The ancient systems of meditation and yoga teach us to embrace all of our experiences as opportunities to expand our consciousness and to awaken to our true nature. We can learn to move toward pain, resistance, and disharmony – to acknowledge and nurture those blocks to intimacy, and to ultimately transform negative energy into positive results – a greater sense of aliveness, an integrated wholeness, and the ability to fully reconnect and express our true self… which leads to the ability to connect more deeply with others.
You were born full of aliveness, sensual awareness, joy, divine energy. Your true, innate nature is to be fully intimate and authentic. To love and accept yourself. To dwell in the fullness of your being; living in the moment and expressing yourself freely. But then, you began to learn from and be re-patterned by the people and culture around you. You learned which behaviors brought acceptance, approval, and love; and which brought rejection, disapproval, and pain. You likely began to learn to hide and deny parts of yourself that were not acceptable to your parents, your family, friends, society and, most importantly, you began to hide and deny your true self.
You can learn to acknowledge and embrace the very things you may be afraid of facing. To unlock the energy required to keep parts of your self hidden. You can practice the art of conscious relationship – bringing awareness and intention into the moment; naming, healing, and releasing fears; and, identifying truth and communicating what you want. You can also learn to listen well to another’s truth, to receive that truth without judgment, projection, or resistance.
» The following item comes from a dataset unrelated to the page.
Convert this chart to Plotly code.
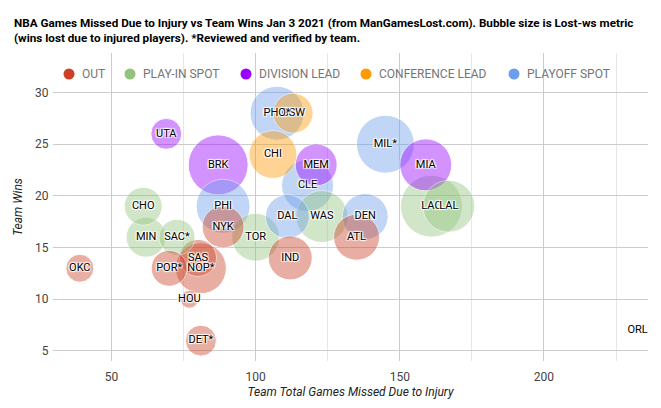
import numpy as np
import plotly.graph_objects as go

# ---- data ----
teams = ["UTA", "BRK", "PHI", "CHO", "MIN", "SAC*", "NYK", "GSW", "PHO*", "CHI",
         "MEM", "CLE", "DAL", "WAS", "DEN", "ATL", "MIL*", "MIA", "LAC", "LAL",
         "TOR", "OKC", "POR*", "SAS", "NOP*", "HOU", "DET*", "IND", "ORL*"]
games_missed = [69, 87, 88.7, 61, 62, 72.7, 88.7, 113, 107.4, 106,
                121, 118, 111, 123, 138, 135, 145, 159, 161, 167,
                100, 39, 70, 80, 81, 77, 81, 112, 233.3]
wins = [26, 23, 19, 19, 16, 16, 17, 28, 28, 24,
        23, 21, 18, 18, 18, 16, 25, 23, 19, 19,
        16, 13, 13, 14, 13, 10, 6, 14, 7]
lost_ws = [1.55, 3.0, 2.7, 1.9, 2.0, 1.8, 2.1, 2.0, 2.7, 2.4,
           2.1, 2.6, 2.2, 2.6, 2.3, 2.3, 2.9, 2.6, 3.1, 2.6,
           2.4, 1.4, 1.8, 1.85, 2.55, 0.9, 1.55, 2.2, 0.1]
status = ["DIVISION LEAD", "DIVISION LEAD", "PLAYOFF SPOT", "PLAY-IN SPOT", "PLAY-IN SPOT",
          "PLAY-IN SPOT", "OUT", "CONFERENCE LEAD", "PLAYOFF SPOT", "CONFERENCE LEAD",
          "DIVISION LEAD", "PLAYOFF SPOT", "PLAYOFF SPOT", "PLAY-IN SPOT", "PLAYOFF SPOT",
          "OUT", "PLAYOFF SPOT", "DIVISION LEAD", "PLAY-IN SPOT", "PLAY-IN SPOT",
          "PLAY-IN SPOT", "OUT", "OUT", "OUT", "OUT", "OUT", "OUT", "OUT", "OUT"]

categories = ["OUT", "PLAY-IN SPOT", "DIVISION LEAD", "CONFERENCE LEAD", "PLAYOFF SPOT"]
cat_colors = ["#cc4125", "#93c47d", "#9900ff", "#ff9900", "#6d9eeb"]
color_map = dict(zip(categories, cat_colors))

title_text = ("<b>NBA Games Missed Due to Injury vs Team Wins Jan 3 2021 (from ManGamesLost.com). "
              "Bubble size is Lost-ws metric<br>(wins lost due to injured players). "
              "*Reviewed and verified by team.</b>")

# ---- layout constants (pixels; the page body adds an 8px offset) ----
OFF = 8
W, H = 661 - OFF, 408 - OFF
L, R, T, B = 53 - OFF, 13, 53 - OFF, 47
PW, PH = W - L - R, H - T - B

def px_x(p):
    return (p - OFF - L) / PW

def px_y(p):
    return (H - B - (p - OFF)) / PH

# ---- figure ----
order = np.argsort(-np.array(lost_ws), kind="stable")  # bigger bubbles drawn first
xs = [games_missed[i] for i in order]
ys = [wins[i] for i in order]
ss = [lost_ws[i] for i in order]
cs = [color_map[status[i]] for i in order]
ts = [teams[i] for i in order]

fig = go.Figure()

fig.add_trace(go.Scatter(
    x=xs, y=ys, mode="markers", showlegend=False, text=ts,
    marker=dict(size=ss, sizemode="diameter", sizeref=0.05, color=cs,
                opacity=0.42, line=dict(color="white", width=1)),
    hovertemplate="%{text}<br>%{x}, %{y}<extra></extra>"))

# labels in data order, on top of all bubbles
fig.add_trace(go.Scatter(
    x=games_missed, y=wins, mode="text", text=teams, showlegend=False, hoverinfo="skip",
    textfont=dict(family="Roboto", size=11, color="#000000",
                  shadow="1px 1px 1px #fff, -1px -1px 1px #fff, 1px -1px 1px #fff, -1px 1px 1px #fff")))

# legend drawn at the top inside the plot area, like the reference
legend_cx = [69, 130, 246, 366, 514]
legend_cy = 74
shapes, annotations = [], []
for cat, col, cx in zip(categories, cat_colors, legend_cx):
    shapes.append(dict(type="circle", xref="paper", yref="paper",
                       xsizemode="pixel", ysizemode="pixel",
                       xanchor=px_x(cx), yanchor=px_y(legend_cy),
                       x0=-5.5, x1=5.5, y0=-5.5, y1=5.5,
                       fillcolor=col, line=dict(width=0)))
    annotations.append(dict(text=cat, xref="paper", yref="paper",
                            x=px_x(cx + 11), y=px_y(legend_cy),
                            xanchor="left", yanchor="middle", showarrow=False,
                            font=dict(family="Roboto", size=12, color="#757575")))

# chart title (two lines, left aligned)
annotations.append(dict(text=title_text, xref="paper", yref="paper",
                        x=px_x(12), y=px_y(30), xanchor="left", yanchor="middle",
                        align="left", showarrow=False,
                        font=dict(family="Roboto", size=11.7, color="#000000")))

fig.update_layout(
    width=W, height=H,
    margin=dict(l=L, r=R, t=T, b=B),
    paper_bgcolor="white", plot_bgcolor="white",
    font=dict(family="Roboto", size=12, color="#444444"),
    shapes=shapes, annotations=annotations,
    showlegend=False,
)

fig.update_xaxes(range=[29.7, 236.1], tick0=0, dtick=50, showgrid=True, gridcolor="#cccccc",
                 minor=dict(tick0=0, dtick=25, showgrid=True, gridcolor="#e6e6e6"),
                 zeroline=False, showline=False, ticks="outside", ticklen=5,
                 tickcolor="rgba(0,0,0,0)", tickfont=dict(size=12, color="#444444"),
                 title=dict(text="<i>Team Total Games Missed Due to Injury</i>", standoff=4,
                            font=dict(size=12, color="#222222")),
                 automargin=False)
fig.update_yaxes(range=[4.03, 33.82], tick0=0, dtick=5, showgrid=True, gridcolor="#cccccc",
                 zeroline=False, showline=False, ticks="outside", ticklen=1,
                 tickcolor="rgba(0,0,0,0)", tickfont=dict(size=12, color="#444444"),
                 title=dict(text="<i>Team Wins</i>", standoff=9,
                            font=dict(size=12, color="#222222")),
                 automargin=False)

fig.write_html("out.html")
When you cultivate this art of giving and receiving truth, of expressing in the moment your deepest and most important feelings, you create more energy and aliveness, and establish a bond of authenticity and trust with yourself and with your partner. You rediscover the freedom to experience the full range of human emotion and the full spectrum of experiencing being in a vulnerable human body with a tender human heart.
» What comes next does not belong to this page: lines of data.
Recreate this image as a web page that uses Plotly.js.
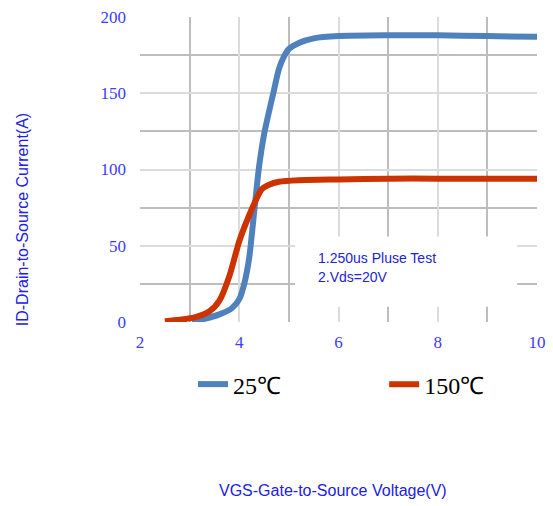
<!DOCTYPE html>
<html>
<head>
<meta charset="utf-8">
<script src="https://cdn.plot.ly/plotly-3.0.1.min.js"></script>
<style>html,body{margin:0;padding:0;background:#fff;}#chart{width:553px;height:506px;}</style>
</head>
<body>
<div id="chart"></div>
<script>
// 25°C curve
const vgs25 = [3.05, 3.3, 3.6, 3.85, 4.0, 4.1, 4.2, 4.3, 4.4, 4.5, 4.6, 4.7, 4.8, 4.9, 5.0, 5.2, 5.5, 6.0, 7.0, 8.0, 9.0, 10.0];
const id25  = [0, 2, 5, 9, 15, 25, 42, 72, 102, 123, 138, 152, 166, 174, 179, 183, 186, 187.5, 188, 188, 187.5, 187];
// 150°C curve
const vgs150 = [2.5, 2.8, 3.1, 3.4, 3.6, 3.8, 4.0, 4.2, 4.35, 4.45, 4.6, 4.8, 5.2, 6.0, 7.0, 8.0, 9.0, 10.0];
const id150  = [0.5, 1.5, 3, 7, 14, 30, 53, 70, 81, 87, 90, 92, 93, 93.5, 94, 94, 94, 94];
const seriesNames = ['25℃', '150℃'];
const xTicks = [2, 4, 6, 8, 10];
const yTicks = [0, 50, 100, 150, 200];
const noteLines = ['1.250us Pluse Test', '2.Vds=20V'];

const tickFont = {family: 'Liberation Serif', size: 17, color: '#3c3cff'};
const legendFont = {family: 'Liberation Serif', size: 24, color: '#000'};
const data = [
  {x: vgs25, y: id25, name: seriesNames[0], mode: 'lines', legend: 'legend',
   line: {color: '#4f81bd', width: 6, shape: 'spline', smoothing: 0.7}},
  {x: vgs150, y: id150, name: seriesNames[1], mode: 'lines', legend: 'legend2',
   line: {color: '#cc3300', width: 6, shape: 'spline', smoothing: 0.7}}
];
const layout = {
  width: 553, height: 506,
  margin: {l: 140, r: 16, t: 17, b: 184},
  paper_bgcolor: '#fff', plot_bgcolor: '#fff',
  showlegend: true,
  legend: {orientation: 'h', x: 0.1335, y: -0.205, xanchor: 'left', yanchor: 'middle', font: legendFont, bgcolor: 'rgba(0,0,0,0)'},
  legend2: {orientation: 'h', x: 0.615, y: -0.205, xanchor: 'left', yanchor: 'middle', font: legendFont, bgcolor: 'rgba(0,0,0,0)'},
  xaxis: {range: [2, 10], tickvals: xTicks, ticktext: xTicks.map(String), showline: false, zeroline: false,
          showgrid: true, gridcolor: '#dcdcdc', gridwidth: 2, ticks: '', tickfont: tickFont, ticklabelstandoff: 8,
          minor: {dtick: 1, showgrid: true, gridcolor: '#bdbdbd', gridwidth: 2}},
  yaxis: {range: [0, 200], tickvals: yTicks, ticktext: yTicks.map(String), showline: false, zeroline: false,
          showgrid: true, gridcolor: '#dcdcdc', gridwidth: 2, ticks: '', tickfont: tickFont, ticklabelstandoff: 13,
          minor: {dtick: 25, showgrid: true, gridcolor: '#bdbdbd', gridwidth: 2}},
  shapes: [{type: 'rect', xref: 'x', yref: 'y', x0: 5.125, x1: 9.6, y0: 10, y1: 56, fillcolor: '#fff', line: {width: 0}, layer: 'between'}],
  annotations: [
    {text: noteLines[0], xref: 'x', yref: 'y', x: 5.55, y: 42, xanchor: 'left', yanchor: 'middle', showarrow: false,
     font: {family: 'Liberation Sans', size: 14, color: '#2424d0'}},
    {text: noteLines[1], xref: 'x', yref: 'y', x: 5.55, y: 29.5, xanchor: 'left', yanchor: 'middle', showarrow: false,
     font: {family: 'Liberation Sans', size: 14, color: '#2424d0'}},
    {text: 'ID-Drain-to-Source Current(A)', xref: 'paper', yref: 'paper', x: -0.297, y: 0.334, textangle: -90,
     xanchor: 'center', yanchor: 'middle', showarrow: false, font: {family: 'Liberation Sans', size: 16, color: '#2020e8'}},
    {text: 'VGS-Gate-to-Source Voltage(V)', xref: 'paper', yref: 'paper', x: 0.486, y: -0.554,
     xanchor: 'center', yanchor: 'middle', showarrow: false, font: {family: 'Liberation Sans', size: 16, color: '#2020e8'}}
  ]
};
Plotly.newPlot('chart', data, layout, {displayModeBar: false, staticPlot: true});
</script>
</body>
</html>
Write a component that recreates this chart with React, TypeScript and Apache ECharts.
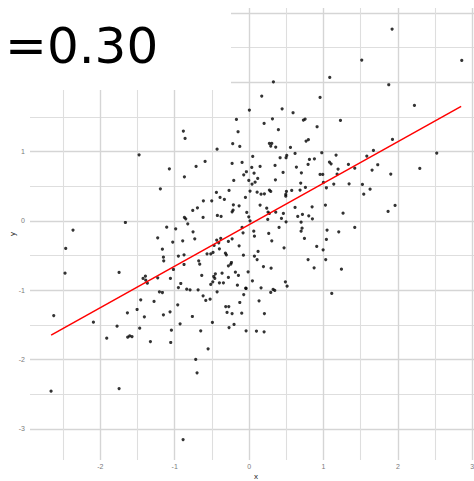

You can open to the magnificence of your true nature. You can restore yourself to wholeness. You can become transparent. Where nothing is hidden, nothing is denied. Not even the parts of yourself that you didn’t want to look at or acknowledge. In fact, this is your birthright. As you choose to be more visible to yourself and others, you become more authentic. As you practice, you open to that innate place within yourself that accepts all of who you are, and surrenders to potential magic of each interaction and experience with your self and with another.